Saturday, January 14, 2017

Wet snow Tuesday night and Wednesday should help keep the high elevations a little wintry in an otherwise mild week

Pattern still looks like garbage for the next 10 days or so. That said, I knew that by going out on a limb and predicting 0-1" of snow for over the next 7 days (my forecast as of last Wednesday), the weather would find a way to prove me wrong. Interestingly, it is actually rare, even in the most god awful patterns, that we get completely shut out on accumulation over the course of a week in the middle of the winter. I have made the forecast on few occasions and noticed that almost every time I do it, I turn out to be wrong. 

So, even though a large ridge in the jet stream prevails across eastern North America, an innocuous storm system will spin its way out of the southern Rockies and head toward New England cutting right through this ridge. The cold air currently in place will grow pretty stale when precipitation arrives very late on Tuesday; in fact, temperatures Tuesday evening will probably be a few degrees above freezing. Temperatures cross sections Tuesday night into Wednesday appear a bit cooler than they have and mixed precipitation and some wet snow is the current projection. We obviously need a lot of snow and much colder weather, but I expect 3-6 sloppy inches across above 2500 feet out of this with precipitation ending Wednesday night. Doesn't look like much in the valley locations but this is a rather impressive fight by winter in an incredibly bad looking set-up. 
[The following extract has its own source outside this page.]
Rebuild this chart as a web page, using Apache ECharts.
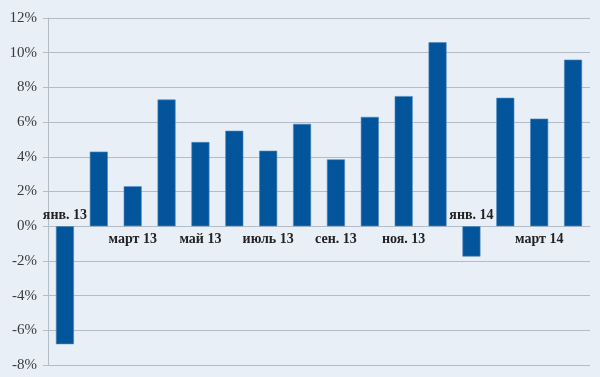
<!DOCTYPE html>
<html>
<head>
<meta charset="utf-8">
<script src="https://cdn.jsdelivr.net/npm/echarts@6/dist/echarts.min.js"></script>
<style>
  html, body { margin: 0; padding: 0; background: #e8eff7; }
  #chart { width: 600px; height: 377px; }
</style>
</head>
<body>
<div id="chart"></div>
<script>
var months = ['янв. 13', 'февр. 13', 'март 13', 'апр. 13', 'май 13', 'июнь 13', 'июль 13', 'авг. 13',
  'сен. 13', 'окт. 13', 'ноя. 13', 'дек. 13', 'янв. 14', 'февр. 14', 'март 14', 'апр. 14'];
var growth = [-6.8, 4.3, 2.3, 7.3, 4.85, 5.5, 4.35, 5.9, 3.85, 6.3, 7.5, 10.6, -1.75, 7.4, 6.2, 9.6];
var yMin = -8, yMax = 12, yStep = 2;

var gridColor = '#b4bcc6';
var serif = '"Liberation Serif", "DejaVu Serif", serif';
var gridTop = 18, gridBottom = 12, chartH = 377;

// ось категорий проходит через 0% (onZero тут не срабатывает, поэтому сдвигаем сами)
var plotH = chartH - gridTop - gridBottom;
var zeroOffset = -plotH * (0 - yMin) / (yMax - yMin);

// январские подписи стоят над осью, у отрицательных столбиков
var barData = growth.map(function (v, i) {
  if (i === 0 || i === 12) {
    return {
      value: v,
      label: {show: true, position: 'top', distance: 4, formatter: months[i]}
    };
  }
  return v;
});

var chart = echarts.init(document.getElementById('chart'));
chart.setOption({
  backgroundColor: '#e8eff7',
  animation: false,
  grid: {left: 48, right: 10, top: gridTop, bottom: gridBottom, outerBoundsMode: 'none', containLabel: false},
  xAxis: {
    type: 'category',
    data: months,
    offset: zeroOffset,
    axisLine: {onZero: false, lineStyle: {color: gridColor, width: 1}},
    axisTick: {interval: 1, length: 5, lineStyle: {color: gridColor}},
    axisLabel: {
      interval: function (i) { return i % 2 === 0 && i !== 0 && i !== 12; },
      margin: 6,
      fontFamily: serif,
      fontWeight: 'bold',
      fontSize: 14,
      color: '#222'
    }
  },
  yAxis: {
    type: 'value',
    min: yMin, max: yMax, interval: yStep,
    axisLine: {show: true, lineStyle: {color: gridColor}},
    axisTick: {show: true, length: 5, lineStyle: {color: gridColor}},
    splitLine: {lineStyle: {color: gridColor, width: 1}},
    axisLabel: {
      formatter: '{value}%',
      margin: 11,
      fontFamily: serif,
      fontSize: 15,
      color: '#3a3a3a'
    }
  },
  series: [{
    type: 'bar',
    data: barData,
    barWidth: 18,
    itemStyle: {color: '#02559a', borderColor: '#4f87bd', borderWidth: 0.6},
    label: {
      fontFamily: serif,
      fontWeight: 'bold',
      fontSize: 14,
      color: '#222'
    }
  }]
});
</script>
</body>
</html>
The storm responsible for the wet snow and mixed precipitation will close off in the Canadian Maritimes and actually keep our temperatures within 10-15 degrees of average for the balance of the upcoming week after Wednesday. This doesn't sound like much but readings will fall below freezing at night and 35-40 during the day. The spring-like warmth will remain over the Midwest during this period with readings 30-40 degrees above average in the northern Great Lakes. This large blob of  anomalous warmth will drift into Canada by the weekend of the 21st and 22nd as a strong storm system organizes in the southern plains. This storm could be a massive precipitation producer for the east coast but there is a glaring absence of  cold air and most of this precipitation will fall as rain. It is also uncertain as to how much of an impact this storm will have on interior New England. This storm will be the product of a energized sub-tropical jet stream and precipitation might be confined to areas well to the regions south. 

The pattern will gradually turn more favorable in the days following Sunday January 22nd but the key word is gradual, very gradual. Temperatures will likely stay quite mild through around January 24th; after that, both the PNA and EPO turn favorable and seasonable temperature should return and the snow potential starts to rise substantially. By early February, I expect winter to have firm grip on the region and the snow should be piling up once again.